### THE PROBLEM
Below is a block of records; return all of them exactly, but without the images.

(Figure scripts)
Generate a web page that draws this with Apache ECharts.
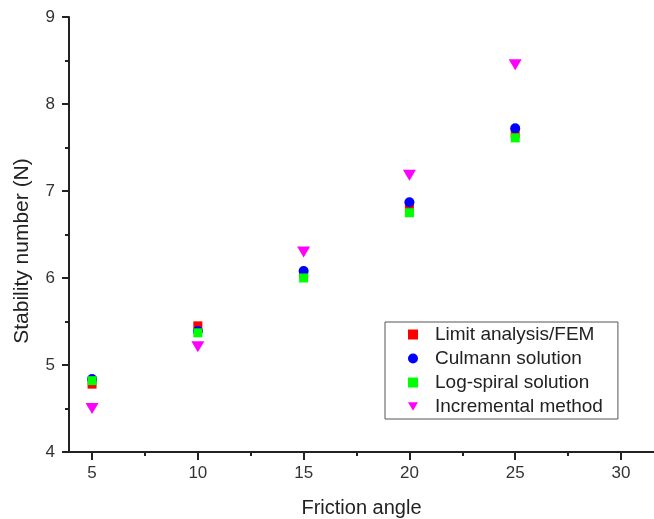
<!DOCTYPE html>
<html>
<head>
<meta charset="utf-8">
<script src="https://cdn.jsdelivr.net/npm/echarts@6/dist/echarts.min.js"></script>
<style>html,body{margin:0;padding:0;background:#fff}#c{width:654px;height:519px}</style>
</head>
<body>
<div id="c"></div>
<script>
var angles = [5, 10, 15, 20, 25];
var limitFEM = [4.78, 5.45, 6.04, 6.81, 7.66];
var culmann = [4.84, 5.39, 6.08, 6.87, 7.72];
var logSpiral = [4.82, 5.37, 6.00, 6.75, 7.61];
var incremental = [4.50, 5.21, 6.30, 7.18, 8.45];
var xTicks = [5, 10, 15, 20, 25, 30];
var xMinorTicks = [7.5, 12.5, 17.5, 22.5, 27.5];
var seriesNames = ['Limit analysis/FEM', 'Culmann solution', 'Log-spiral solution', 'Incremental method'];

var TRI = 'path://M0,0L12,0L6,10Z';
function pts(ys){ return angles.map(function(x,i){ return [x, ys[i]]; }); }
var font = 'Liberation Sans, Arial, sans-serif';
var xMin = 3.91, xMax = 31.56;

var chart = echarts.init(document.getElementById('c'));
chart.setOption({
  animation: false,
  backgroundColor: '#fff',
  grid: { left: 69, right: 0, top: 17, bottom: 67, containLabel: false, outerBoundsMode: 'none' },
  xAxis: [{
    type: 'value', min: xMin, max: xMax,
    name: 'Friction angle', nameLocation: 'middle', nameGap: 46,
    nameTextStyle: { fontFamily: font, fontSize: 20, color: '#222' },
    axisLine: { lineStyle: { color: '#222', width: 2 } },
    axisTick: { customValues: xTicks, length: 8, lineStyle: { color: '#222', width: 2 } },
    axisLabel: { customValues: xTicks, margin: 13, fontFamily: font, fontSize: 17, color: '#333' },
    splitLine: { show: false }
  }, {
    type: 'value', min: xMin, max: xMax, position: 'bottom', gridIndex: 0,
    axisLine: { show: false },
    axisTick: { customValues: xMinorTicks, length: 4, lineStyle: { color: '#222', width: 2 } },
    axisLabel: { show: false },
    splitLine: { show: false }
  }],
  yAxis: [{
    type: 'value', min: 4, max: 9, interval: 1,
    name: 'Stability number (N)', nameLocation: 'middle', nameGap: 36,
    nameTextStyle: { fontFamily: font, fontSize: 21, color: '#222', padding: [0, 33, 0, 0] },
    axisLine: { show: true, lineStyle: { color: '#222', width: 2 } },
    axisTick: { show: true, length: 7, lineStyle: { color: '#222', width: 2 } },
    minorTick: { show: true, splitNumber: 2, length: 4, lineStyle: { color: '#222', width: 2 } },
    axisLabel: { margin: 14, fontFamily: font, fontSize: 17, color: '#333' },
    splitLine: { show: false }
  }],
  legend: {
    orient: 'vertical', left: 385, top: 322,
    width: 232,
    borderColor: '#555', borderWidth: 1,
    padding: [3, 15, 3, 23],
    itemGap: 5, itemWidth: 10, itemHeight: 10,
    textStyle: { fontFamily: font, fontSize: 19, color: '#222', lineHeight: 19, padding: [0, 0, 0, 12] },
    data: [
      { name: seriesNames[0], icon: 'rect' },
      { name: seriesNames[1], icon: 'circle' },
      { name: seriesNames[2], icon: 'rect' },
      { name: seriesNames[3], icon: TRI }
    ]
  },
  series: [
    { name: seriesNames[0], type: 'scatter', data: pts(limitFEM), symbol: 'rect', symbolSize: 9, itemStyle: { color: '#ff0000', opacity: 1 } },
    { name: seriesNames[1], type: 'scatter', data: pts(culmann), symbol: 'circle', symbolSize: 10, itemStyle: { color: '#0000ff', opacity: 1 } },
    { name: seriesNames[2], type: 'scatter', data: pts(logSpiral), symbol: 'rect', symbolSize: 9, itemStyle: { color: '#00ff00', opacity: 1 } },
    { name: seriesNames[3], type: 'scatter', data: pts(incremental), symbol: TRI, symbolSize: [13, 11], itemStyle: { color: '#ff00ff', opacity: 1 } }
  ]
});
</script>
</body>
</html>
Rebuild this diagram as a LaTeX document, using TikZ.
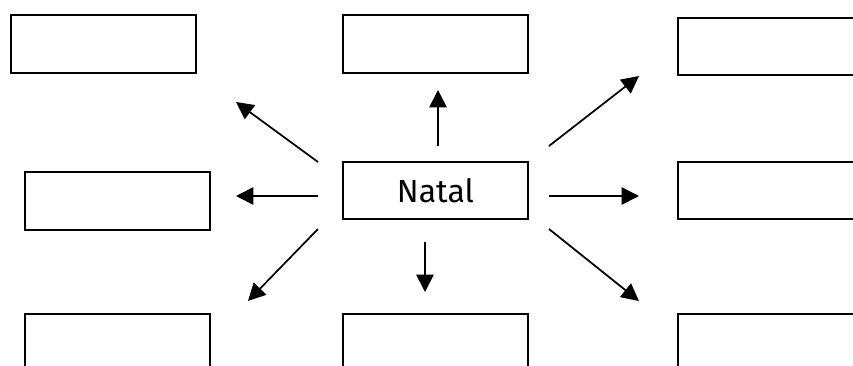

### RESPONSE TO THIS TASK
Generate a web page that draws this with Apache ECharts.
<!DOCTYPE html>
<html>
<head>
<meta charset="utf-8">
<script src="https://cdn.jsdelivr.net/npm/echarts@6/dist/echarts.min.js"></script>
<style>html,body{margin:0;padding:0;background:#fff}#c{width:654px;height:519px}</style>
</head>
<body>
<div id="c"></div>
<script>
var angles = [5, 10, 15, 20, 25];
var limitFEM = [4.78, 5.45, 6.04, 6.81, 7.66];
var culmann = [4.84, 5.39, 6.08, 6.87, 7.72];
var logSpiral = [4.82, 5.37, 6.00, 6.75, 7.61];
var incremental = [4.50, 5.21, 6.30, 7.18, 8.45];
var xTicks = [5, 10, 15, 20, 25, 30];
var xMinorTicks = [7.5, 12.5, 17.5, 22.5, 27.5];
var seriesNames = ['Limit analysis/FEM', 'Culmann solution', 'Log-spiral solution', 'Incremental method'];

var TRI = 'path://M0,0L12,0L6,10Z';
function pts(ys){ return angles.map(function(x,i){ return [x, ys[i]]; }); }
var font = 'Liberation Sans, Arial, sans-serif';
var xMin = 3.91, xMax = 31.56;

var chart = echarts.init(document.getElementById('c'));
chart.setOption({
  animation: false,
  backgroundColor: '#fff',
  grid: { left: 69, right: 0, top: 17, bottom: 67, containLabel: false, outerBoundsMode: 'none' },
  xAxis: [{
    type: 'value', min: xMin, max: xMax,
    name: 'Friction angle', nameLocation: 'middle', nameGap: 46,
    nameTextStyle: { fontFamily: font, fontSize: 20, color: '#222' },
    axisLine: { lineStyle: { color: '#222', width: 2 } },
    axisTick: { customValues: xTicks, length: 8, lineStyle: { color: '#222', width: 2 } },
    axisLabel: { customValues: xTicks, margin: 13, fontFamily: font, fontSize: 17, color: '#333' },
    splitLine: { show: false }
  }, {
    type: 'value', min: xMin, max: xMax, position: 'bottom', gridIndex: 0,
    axisLine: { show: false },
    axisTick: { customValues: xMinorTicks, length: 4, lineStyle: { color: '#222', width: 2 } },
    axisLabel: { show: false },
    splitLine: { show: false }
  }],
  yAxis: [{
    type: 'value', min: 4, max: 9, interval: 1,
    name: 'Stability number (N)', nameLocation: 'middle', nameGap: 36,
    nameTextStyle: { fontFamily: font, fontSize: 21, color: '#222', padding: [0, 33, 0, 0] },
    axisLine: { show: true, lineStyle: { color: '#222', width: 2 } },
    axisTick: { show: true, length: 7, lineStyle: { color: '#222', width: 2 } },
    minorTick: { show: true, splitNumber: 2, length: 4, lineStyle: { color: '#222', width: 2 } },
    axisLabel: { margin: 14, fontFamily: font, fontSize: 17, color: '#333' },
    splitLine: { show: false }
  }],
  legend: {
    orient: 'vertical', left: 385, top: 322,
    width: 232,
    borderColor: '#555', borderWidth: 1,
    padding: [3, 15, 3, 23],
    itemGap: 5, itemWidth: 10, itemHeight: 10,
    textStyle: { fontFamily: font, fontSize: 19, color: '#222', lineHeight: 19, padding: [0, 0, 0, 12] },
    data: [
      { name: seriesNames[0], icon: 'rect' },
      { name: seriesNames[1], icon: 'circle' },
      { name: seriesNames[2], icon: 'rect' },
      { name: seriesNames[3], icon: TRI }
    ]
  },
  series: [
    { name: seriesNames[0], type: 'scatter', data: pts(limitFEM), symbol: 'rect', symbolSize: 9, itemStyle: { color: '#ff0000', opacity: 1 } },
    { name: seriesNames[1], type: 'scatter', data: pts(culmann), symbol: 'circle', symbolSize: 10, itemStyle: { color: '#0000ff', opacity: 1 } },
    { name: seriesNames[2], type: 'scatter', data: pts(logSpiral), symbol: 'rect', symbolSize: 9, itemStyle: { color: '#00ff00', opacity: 1 } },
    { name: seriesNames[3], type: 'scatter', data: pts(incremental), symbol: TRI, symbolSize: [13, 11], itemStyle: { color: '#ff00ff', opacity: 1 } }
  ]
});
</script>
</body>
</html>
Rebuild this diagram as a LaTeX document, using TikZ.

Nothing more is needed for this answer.